I'm certainly no fan of the school system over here, but I recognize that it provided me with the basic skills to further educate myself. It's also - for better or worse - a basic requirement for employment. Though the system may not be as efficient or productive as it could be, I wouldn't risk putting the responsibility for education entirely into the hands of the parents.

>My guess is that the students who perform best in exams are the most damaged in terms of their ability to think independently. Your hypothesis may well be true, but the system doesn't force people into performing exceptionally well in exams (most people don't), it rewards them for it. These individuals are likely to just respond well to those rewards and weren't really "free thinkers" to begin with. In my experience, these people are not strong defenders of anything, they are rather adaptive. In that sense, these people aren't "damaged", they just haven't been challenged to think.

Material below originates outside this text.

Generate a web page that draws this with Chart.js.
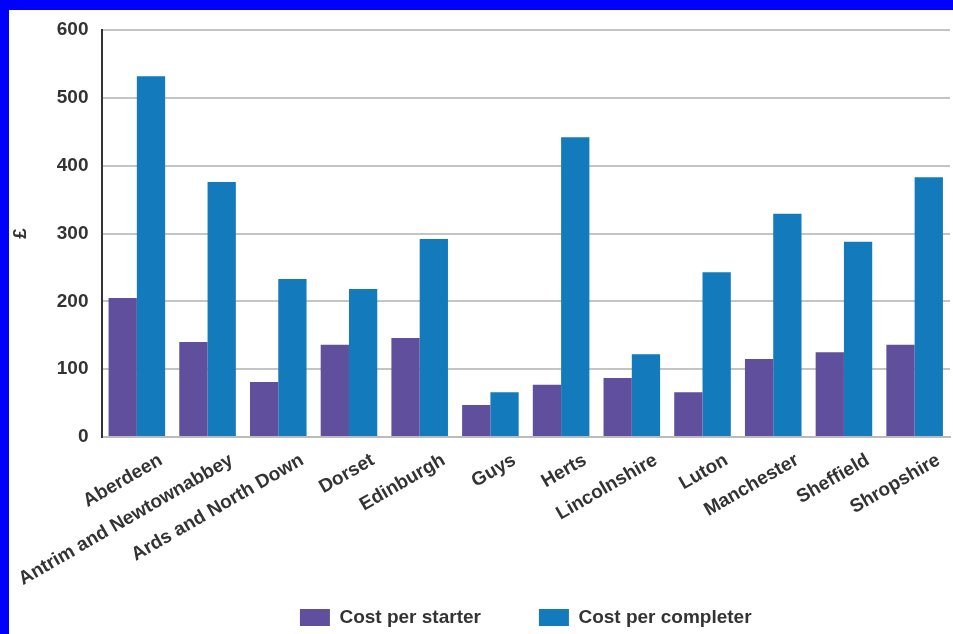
<!DOCTYPE html>
<html>
<head>
<meta charset="utf-8">
<script src="https://cdn.jsdelivr.net/npm/chart.js"></script>
<style>
  html, body { margin: 0; padding: 0; background: #fff; }
  body { width: 953px; height: 634px; box-sizing: border-box; border-top: 10px solid #0000ff; border-left: 9px solid #0000ff; overflow: hidden; }
  #wrap { position: relative; width: 944px; height: 624px; }
</style>
</head>
<body>
<div id="wrap"><canvas id="myChart"></canvas></div>
<script>
var places = ["Aberdeen", "Antrim and Newtownabbey", "Ards and North Down", "Dorset", "Edinburgh", "Guys", "Herts", "Lincolnshire", "Luton", "Manchester", "Sheffield", "Shropshire"];
var starterCost = [205, 140, 81, 136, 146, 47, 77, 87, 66, 115, 125, 136];
var completerCost = [532, 376, 233, 218, 292, 66, 442, 122, 243, 329, 288, 383];
var seriesNames = ["Cost per starter", "Cost per completer"];

var txt = "#333333";
var labelFont = { family: "Liberation Sans", size: 19, weight: "bold" };

// the x labels hang into the legend's empty top padding, so stop them being clipped
const unclipLabels = {
  id: "unclipLabels",
  afterLayout: function (chart) { chart.scales.x.bottom = chart.height; }
};

new Chart("myChart", {
  type: "bar",
  data: {
    labels: places,
    datasets: [{
      label: seriesNames[0],
      backgroundColor: "#5f4f9d",
      data: starterCost,
      categoryPercentage: 0.8,
      barPercentage: 1
    }, {
      label: seriesNames[1],
      backgroundColor: "#137bbb",
      data: completerCost,
      categoryPercentage: 0.8,
      barPercentage: 1
    }]
  },
  plugins: [unclipLabels],
  options: {
    responsive: true,
    maintainAspectRatio: false,
    animation: false,
    layout: { padding: { top: 20, right: 3, left: 0, bottom: -3 } },
    plugins: {
      legend: {
        position: "bottom",
        fullSize: false,
        labels: { boxWidth: 30, boxHeight: 17, padding: 58, color: txt, font: labelFont }
      },
      tooltip: { enabled: false }
    },
    scales: {
      x: {
        grid: { display: false, drawTicks: false },
        border: { color: "#bbbbbb", width: 2 },
        ticks: { color: txt, font: labelFont, minRotation: 30, maxRotation: 30, autoSkip: false, padding: 12, labelOffset: 24 },
        afterFit: function (scale) { scale.height = 113; }
      },
      y: {
        min: 0,
        max: 600,
        grid: { color: "#c4c4c4", lineWidth: 2, drawTicks: false },
        border: { color: "#333333", width: 2 },
        ticks: { stepSize: 100, color: txt, font: labelFont, padding: 13 },
        title: { display: true, text: "£", color: txt, font: labelFont, padding: { top: 0, bottom: 12 } },
        afterFit: function (scale) { scale.paddingTop = 0; }
      }
    }
  }
});
</script>
</body>
</html>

>Can you see the paradox in being made to attend an 'anti-authoritarian' institution for years on end until it changes who you are and kind of person you will become? I see your paradox, but it doesn't serve as a good argument. Everything changes who you are and what kind of person you will become. Home-schooling means you are made to attend the "school" of your parents, it also means you are separated from the majority of your peers for a big part of the day. At a certain age, you are (likely) made to provide for yourself, whether that means taking up a job (rarely possible without a "real" school education), getting money from the government (and following its rules), begging in the streets or collecting berries in the woods.

Hitler didn't forbid home schooling, that hasn't been allowed in the Weimar Republic either and before that it wasn't allowed for centuries in some parts of Germany.

There is also no relevant political party in Germany that is pro-home schooling. In fact some would argue we would need to expand the Schulpflicht and make it mandatory for children to go the Kindergarten.